Regarding the critics, and “whether people agree with what I’ve done or not,” Luhrmann wants them to know, “every decision came from” that deep research. “It wasn’t flippant. It didn’t come from nothing.”

For example, he did not just muse, “Wouldn’t it be groovy to put hip hop in Gatsby?” Rather, it came directly from the creator. “Fitzgerald himself,” he said, “took African American street music, put it in the front and center of his novel,” which is what made the novel “in ’25 immediate and exciting and dangerous.”  So, Luhrmann said, he had to ask himself, “If Fitzgerald was making a movie, what African American street music might he use? And today we live in ‘The Hip Hop Age,” whereas when he lived he called it ‘The Jazz Age’.” (Fitzgerald’s Tales of the Jazz Age was published by Charles Scribner’s Sons in 1922 as he began writing The Great Gatsby.)

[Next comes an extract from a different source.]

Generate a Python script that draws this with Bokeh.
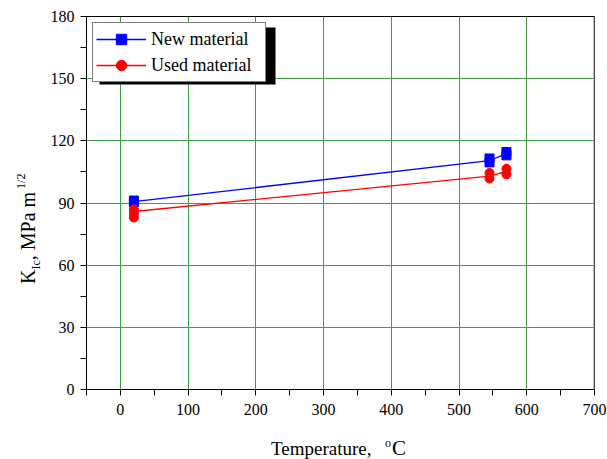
from bokeh.plotting import figure
from bokeh.models import (FixedTicker, Legend, LegendItem, BoxAnnotation, Span, Div)
from bokeh.layouts import row, column
from bokeh.embed import file_html
from bokeh.resources import INLINE

# ---- data ----
new_T = [20, 20, 545, 545, 570, 570]
new_K = [91.2, 90.4, 111.5, 109.6, 114.6, 113.0]
used_T = [20, 20, 20, 545, 545, 570, 570]
used_K = [86.9, 84.9, 83.0, 104.5, 101.8, 106.5, 103.8]

new_line_T = [20, 545, 570]
new_line_K = [90.7, 110.4, 113.8]
used_line_T = [20, 545, 570]
used_line_K = [85.9, 103.0, 105.2]

x_ticks = [0, 100, 200, 300, 400, 500, 600, 700]
x_minor = [-50, 50, 150, 250, 350, 450, 550, 650]
y_ticks = [0, 30, 60, 90, 120, 150, 180]
y_minor = [15, 45, 75, 105, 135, 165]

FONT = "Liberation Serif"
GRID = "#3f9f3f"

p = figure(width=567, height=425, output_backend="svg", toolbar_location=None,
           x_range=(-50, 700), y_range=(0, 180),
           min_border_left=46, min_border_right=13, min_border_top=16,
           min_border_bottom=36)
p.background_fill_color = "white"
p.border_fill_color = "white"
p.outline_line_color = "black"
p.outline_line_width = 1

for ax, ticks, minor in ((p.xaxis[0], x_ticks, x_minor), (p.yaxis[0], y_ticks, y_minor)):
    ax.ticker = FixedTicker(ticks=ticks, minor_ticks=minor)
    ax.major_label_text_font = FONT
    ax.major_label_text_font_size = "16px"
    ax.major_label_text_color = "black"
    ax.axis_line_color = "black"
    ax.major_tick_line_color = "black"
    ax.minor_tick_line_color = "black"
    ax.major_tick_out = 6
    ax.major_tick_in = 0
    ax.minor_tick_out = 6
    ax.minor_tick_in = 0
    ax.axis_label = None
p.xaxis[0].major_label_standoff = 8
p.yaxis[0].major_label_standoff = 6

p.xgrid[0].ticker = FixedTicker(ticks=[0, 100, 200, 300, 400, 500, 600])
p.ygrid[0].ticker = FixedTicker(ticks=[30, 60, 90, 120, 150])
p.xgrid.grid_line_color = GRID
p.ygrid.grid_line_color = GRID
p.xgrid.grid_line_width = 1
p.ygrid.grid_line_width = 1

p.add_layout(Span(location=700, dimension="height", line_color="#888888", line_width=2))

nl = p.line(new_line_T, new_line_K, line_color="#0000ff", line_width=1.3)
ul = p.line(used_line_T, used_line_K, line_color="#ff0000", line_width=1.3)
ns = p.scatter(new_T, new_K, marker="square", size=9, fill_color="#0000ff", line_color="#0000ff")
us = p.scatter(used_T, used_K, marker="circle", size=9, fill_color="#ff0000", line_color="#ff0000")

# legend shadow
p.add_layout(BoxAnnotation(left=13, right=189, top=362, bottom=305,
                           left_units="screen", right_units="screen",
                           top_units="screen", bottom_units="screen",
                           fill_color="black", fill_alpha=1.0, line_color=None))

legend = Legend(items=[LegendItem(label="New material", renderers=[nl, ns]),
                       LegendItem(label="Used material", renderers=[ul, us])],
                location="top_left", margin=6, padding=3, spacing=0,
                glyph_width=50, glyph_height=26, label_height=26, label_width=111,
                label_standoff=5, label_text_font=FONT, label_text_font_size="18px",
                label_text_color="black", border_line_color="black", border_line_width=1,
                background_fill_color="white", background_fill_alpha=1.0)
p.add_layout(legend)

# axis titles as HTML text (sub/superscripts)
y_title = ('<div style="transform: translate(18px, 284px) rotate(-90deg); transform-origin: 0 0; '
           'white-space: nowrap; font-family: \'Liberation Serif\'; font-size: 20px; '
           'line-height: 20px; color: black;">K<span style="font-size: 12px; position: relative; '
           'top: 5px;">Ic</span>, MPa m<span style="font-size: 12px; position: relative; '
           'top: -10px; margin-left: 3px;">1/2</span></div>')
x_title = ('<div style="transform: translate(271px, 14px); white-space: nowrap; '
           'font-family: \'Liberation Serif\'; font-size: 19px; line-height: 19px; color: black;">'
           'Temperature,&nbsp;&nbsp;<span style="font-size: 12px; position: relative; top: -8px; '
           'margin-left: 4px; margin-right: 1px;">o</span><span style="font-size: 21px;">C</span></div>')

ydiv = Div(text=y_title, width=40, height=425, margin=0, styles={"overflow": "visible"})
xdiv = Div(text=x_title, width=607, height=34, margin=0, styles={"overflow": "visible"})

layout = column(row(ydiv, p, spacing=0), xdiv, spacing=0)

open("out.html", "w").write(file_html(layout, INLINE))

Scribner, himself, noted “the depth of thought and detail Luhrmann so clearly brought to his production” in the huge altarpiece of ‘The Resurrection’ by “so-called Cecco del Caravaggio [Francesco Boneri], an obscure artist about which we know almost nothing” except his relationship to Michelangelo Merisi da Caravaggio, “the greatest dramatic painter of the Baroque…” The fact that this painting, appropriately housed in Chicago’s Art Institute, “command(s) the central place in the great hall of Gatsby’s mansion” signified to Scribner “a resurrection into a new level of existence—Gatsby’s dream, as it were.” At the New York Public Library luncheon the day after the film’s May 1 premiere, Luhrmann affirmed that this classic painting showed “Gatsby as a Messianic figure.”

“So we beat on, boats against current”—or sharks, as the case may be, while Fitzgerald’s novel flies off the shelf and theatergoers come out in droves to enjoy The Great Gatsby as never before.